** Begin Supplied material **

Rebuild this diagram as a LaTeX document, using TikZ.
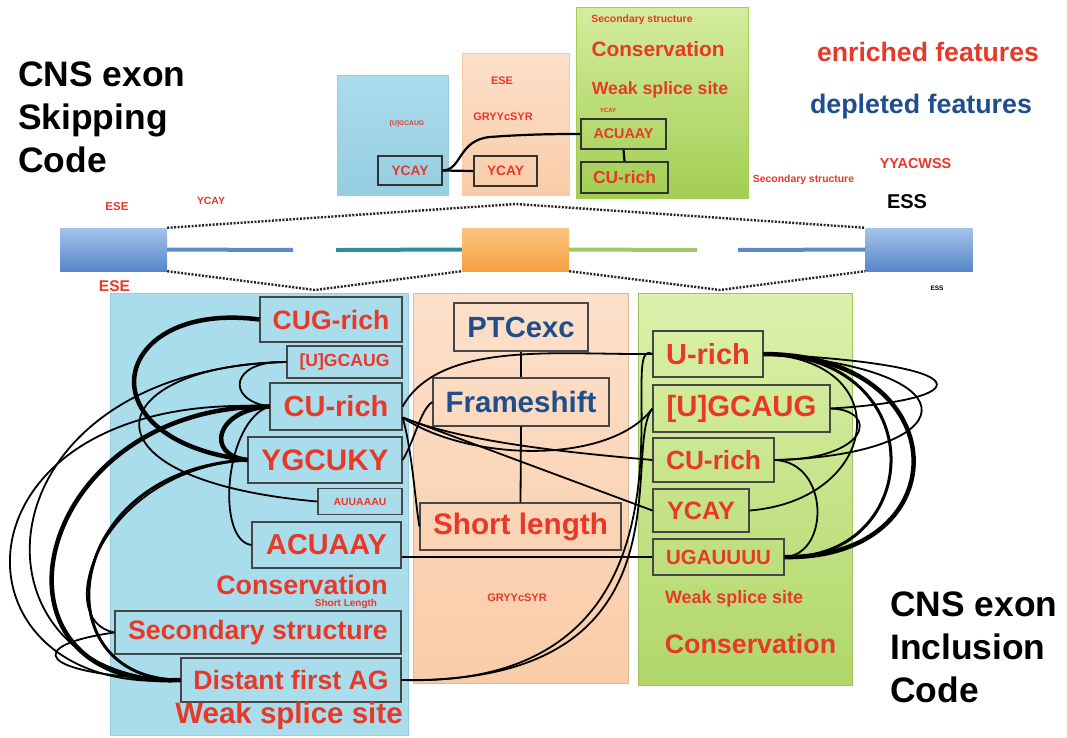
\documentclass[tikz,border=0pt]{standalone}
\usepackage{fontspec}
\setmainfont{Liberation Sans}
\usetikzlibrary{calc}
\definecolor{myred}{RGB}{232,56,40}
\definecolor{myblue}{RGB}{31,78,140}
\definecolor{boxgray}{RGB}{70,70,70}
\definecolor{pblue}{RGB}{170,221,236}
\definecolor{pblueb}{RGB}{150,205,225}
\definecolor{por1}{RGB}{252,224,202}
\definecolor{por2}{RGB}{249,204,168}
\definecolor{pgr1}{RGB}{220,241,172}
\definecolor{pgr2}{RGB}{176,215,104}
\definecolor{tgr1}{RGB}{212,237,158}
\definecolor{tgr2}{RGB}{162,206,82}
\definecolor{ex1}{RGB}{165,195,235}
\definecolor{ex2}{RGB}{85,135,200}
\definecolor{eo1}{RGB}{251,196,128}
\definecolor{eo2}{RGB}{245,160,66}
\definecolor{inblue}{RGB}{90,140,200}
\definecolor{inteal}{RGB}{50,140,160}
\definecolor{ingreen}{RGB}{160,200,100}
\newcommand\myfs[1]{\fontsize{#1}{#1}\selectfont\bfseries}
\tikzset{
  bx/.style={draw=boxgray, line width=1.2pt, inner sep=0pt, text=myred},
  tbx/.style={draw=black!80, line width=1.6pt, inner sep=0pt, text=myred},
  lab/.style={inner sep=0pt, text=myred},
  lk/.style={line width=1.8pt},
  lkm/.style={line width=3pt},
  lkt/.style={line width=4.5pt},
  tl/.style={line width=2.2pt},
  dots/.style={line width=2.4pt, dash pattern=on 2pt off 1.5pt, black!85},
  exonb/.style={inner sep=0pt, minimum width=107, minimum height=43, top color=ex1, bottom color=ex2},
  exono/.style={inner sep=0pt, minimum width=107, minimum height=43, top color=eo1, bottom color=eo2},
  intr/.style={line width=4pt}
}
\begin{document}
\begin{tikzpicture}[x=1pt,y=-1pt]
\useasboundingbox (0,0) rectangle (1067,737);
\fill[white] (0,0) rectangle (1067,737);

% ---------- top mini diagram ----------
\shade[top color=pblue, bottom color=pblueb, draw=pblueb] (337,75) rectangle (448,195);
\shade[top color=por1, bottom color=por2, draw=por2] (462,53) rectangle (569,195);
\shade[top color=tgr1, bottom color=tgr2, draw=tgr2] (576,7) rectangle (748,198);

\node[lab, font=\myfs{6.7}] (tl1) at (407,124) {[U]GCAUG};
\node[lab, font=\myfs{11}] (tl2) at (502,81) {ESE};
\node[lab, font=\myfs{11}] (tl3) at (503,117) {GRYYcSYR};
\node[lab, font=\myfs{10.4}] (tl4) at (642,20) {Secondary structure};
\node[lab, font=\myfs{20.8}] (tl5) at (658,49) {Conservation};
\node[lab, font=\myfs{17.7}] (tl6) at (660,90) {Weak splice site};
\node[lab, font=\myfs{6}] (tl7) at (608,110) {YCAY};

\node[tbx, minimum width=64, minimum height=29, font=\myfs{13.7}] (ty1) at (410,170.5) {YCAY};
\node[tbx, minimum width=63, minimum height=30, font=\myfs{13.7}] (ty2) at (505.5,171) {YCAY};
\node[tbx, minimum width=85, minimum height=30, font=\myfs{14.3}] (tacu) at (623.5,134) {ACUAAY};
\node[tbx, minimum width=87, minimum height=31, font=\myfs{17.4}] (tcu) at (624.5,177.5) {CU-rich};

\draw[tl] (ty1.east) -- (ty2.west);
\draw[tl] (ty1.east) .. controls (462,170) and (458,140) .. (490,137) .. controls (530,134) and (560,134) .. (tacu.west);
\draw[tl] (tacu.south) -- (tcu.north);

% ---------- titles / legend ----------
\node[anchor=north west, inner sep=0pt, align=left, font=\fontsize{35.4}{43}\selectfont\bfseries] (skip) at (18,62) {CNS exon\\Skipping\\Code};
\node[anchor=north west, inner sep=0pt, align=left, font=\fontsize{35.4}{43}\selectfont\bfseries] (incl) at (890,592) {CNS exon\\Inclusion\\Code};
\node[lab, font=\myfs{26.6}] (enr) at (928,52) {enriched features};
\node[lab, text=myblue, font=\myfs{26.8}] (dep) at (921,107) {depleted features};
\node[lab, font=\myfs{14.4}] (yya) at (915.5,164) {YYACWSS};
\node[lab, font=\myfs{10.4}] (ssr) at (803.5,180) {Secondary structure};
\node[lab, text=black, font=\myfs{20}] (ess) at (907,202) {ESS};

% ---------- gene bar ----------
\node[lab, font=\myfs{11.5}] (g1) at (117,207) {ESE};
\node[lab, font=\myfs{10.4}] (g2) at (211,201) {YCAY};
\node[lab, font=\myfs{15.5}] (g3) at (114.5,286) {ESE};
\node[lab, text=black, font=\myfs{6.5}] (g4) at (937,288) {ESS};

\node[exonb] (e1) at (113.5,249.5) {};
\node[exono] (e2) at (515.5,249.5) {};
\node[exonb] (e3) at (919,249.5) {};
\coordinate (i1) at (293,250);
\coordinate (i2) at (336,250);
\coordinate (i3) at (697,250);
\coordinate (i4) at (738,250);
\draw[intr, inblue] (e1.east) -- (i1);
\draw[intr, inteal] (i2) -- (e2.west);
\draw[intr, ingreen] (e2.east) -- (i3);
\draw[intr, inblue] (i4) -- (e3.west);
\coordinate (dt) at (516,204);
\coordinate (db1) at (315,290);
\coordinate (db2) at (720,290);
\draw[dots] (e1.north east) -- (dt) -- (e3.north west);
\draw[dots] (e1.south east) -- (db1) -- (e2.south west);
\draw[dots] (e2.south east) -- (db2) -- (e3.south west);

% ---------- lower panels ----------
\fill[pblue] (110,293) rectangle (408,735);
\draw[pblueb, line width=1pt] (110,293) rectangle (408,735);
\shade[top color=por1, bottom color=por2] (413,293) rectangle (628,683);
\draw[por2!90!black, line width=0.8pt] (413,293) rectangle (628,683);
\shade[top color=pgr1, bottom color=pgr2] (638,293) rectangle (852,685);
\draw[pgr2!90!black, line width=0.8pt] (638,293) rectangle (852,685);

% blue panel nodes
\node[bx, minimum width=142, minimum height=45, font=\myfs{26.6}] (cug) at (331,319.5) {CUG-rich};
\node[bx, minimum width=115, minimum height=32, font=\myfs{17.6}] (ugb) at (344.5,362) {[U]GCAUG};
\node[bx, minimum width=132, minimum height=47, font=\myfs{29}] (cub) at (336,406.5) {CU-rich};
\node[bx, minimum width=154, minimum height=46, font=\myfs{29.7}] (ygc) at (325,460) {YGCUKY};
\node[bx, minimum width=84, minimum height=26, font=\myfs{10.4}] (auu) at (360,501.5) {AUUAAAU};
\node[bx, minimum width=149, minimum height=46, font=\myfs{28.8}] (acb) at (326.5,545) {ACUAAY};
\node[lab, font=\myfs{26.8}] (cons1) at (302,585) {Conservation};
\node[lab, font=\myfs{10}] (shl) at (346,604) {Short Length};
\node[bx, minimum width=286, minimum height=43, font=\myfs{26.7}] (sec) at (258,632.5) {Secondary structure};
\node[bx, minimum width=220, minimum height=44, font=\myfs{26.6}] (dis) at (291,680) {Distant first AG};
\node[lab, font=\myfs{29.5}] (wss1) at (289,716) {Weak splice site};

% orange panel nodes
\node[bx, text=myblue, minimum width=134, minimum height=48, font=\myfs{29.2}] (ptc) at (521,327) {PTCexc};
\node[bx, text=myblue, minimum width=176, minimum height=48, font=\myfs{29.5}] (fra) at (521,402) {Frameshift};
\node[bx, minimum width=201, minimum height=47, font=\myfs{29.7}] (sho) at (520.5,526.5) {Short length};
\node[lab, font=\myfs{11}] (gry) at (517,598) {GRYYcSYR};

% green panel nodes
\node[bx, minimum width=110, minimum height=46, font=\myfs{29}] (urich) at (708,354) {U-rich};
\node[bx, minimum width=177, minimum height=47, font=\myfs{29.3}] (ugg) at (741.5,408.5) {[U]GCAUG};
\node[bx, minimum width=121, minimum height=44, font=\myfs{26.3}] (cug2) at (713.5,460) {CU-rich};
\node[bx, minimum width=96, minimum height=43, font=\myfs{25.2}] (ycay) at (701,510.5) {YCAY};
\node[bx, minimum width=131, minimum height=36, font=\myfs{20.5}] (uga) at (718.5,557) {UGAUUUU};
\node[lab, font=\myfs{17.9}] (wss2) at (734,599) {Weak splice site};
\node[lab, font=\myfs{26.8}] (cons2) at (750.5,644) {Conservation};

% ---------- connectors ----------
\draw[lk] (ptc.south) -- (fra.north);
\draw[lk] (fra.south) -- (sho.north);

% blue, left side
\draw[lkt] (cug.west) .. controls (110,300) and (80,440) .. (ygc.west);
\draw[lk] (ugb.west) .. controls (230,360) and (225,400) .. (cub.west);
\draw[lk] (ugb.west) .. controls (-30,370) and (-40,680) .. (dis.west);
\draw[lk] (ugb.west) .. controls (100,365) and (70,480) .. (auu.west);
\draw[lkt] (cub.west) .. controls (30,405) and (-30,690) .. (dis.west);
\draw[lkt] (cub.west) .. controls (215,410) and (205,455) .. (ygc.west);
\draw[lk] (cub.west) .. controls (225,420) and (215,540) .. (acb.west);
\draw[lk] (cub.west) .. controls (-60,390) and (-60,700) .. (dis.west);
\draw[lkm] (ygc.west) .. controls (60,470) and (40,680) .. (dis.west);
\draw[lk] (ygc.west) .. controls (100,470) and (50,620) .. (sec.west);
\draw[lk] (sec.west) .. controls (25,645) and (30,675) .. (dis.west);

% cross-panel
\coordinate (cubE) at ($(cub.east)+(0,11)$);
\draw[lk] (cub.east) .. controls (440,340) and (560,355) .. (urich.west);
\draw[lk] (cubE) .. controls (470,445) and (600,455) .. (cug2.west);
\draw[lk] (cubE) -- (ycay.west);
\draw[lk] (cubE) .. controls (470,462) and (610,465) .. (ugg.west);
\draw[lk] (cubE) .. controls (412,450) and (415,500) .. (sho.west);
\draw[lk] (ygc.east) .. controls (415,440) and (420,410) .. (fra.west);
\draw[lk] (acb.east |- uga.west) -- (uga.west);
\draw[lk] (dis.east) .. controls (730,690) and (610,330) .. (urich.west);
\draw[lk] (dis.east) .. controls (700,685) and (620,450) .. (ugg.west);

% green, right side
\draw[lkt] (urich.east) .. controls (960,355) and (960,560) .. (uga.east);
\draw[lkm] (urich.east) .. controls (935,355) and (925,560) .. (uga.east);
\draw[lk] (urich.east) .. controls (990,365) and (975,400) .. (ugg.east);
\draw[lk] (urich.east) .. controls (985,370) and (960,455) .. (cug2.east);
\draw[lk] (urich.east) .. controls (900,360) and (880,500) .. (ycay.east);
\draw[lk] (ugg.east) .. controls (880,410) and (870,460) .. (cug2.east);
\draw[lk] (cug2.east) .. controls (830,462) and (830,555) .. (uga.east);
\end{tikzpicture}
\end{document}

** End Supplied material **

Task brief: Where a line above contains the string "diagram", copy that line.

Correct result:
Rebuild this diagram as a LaTeX document, using TikZ.
% ---------- top mini diagram ----------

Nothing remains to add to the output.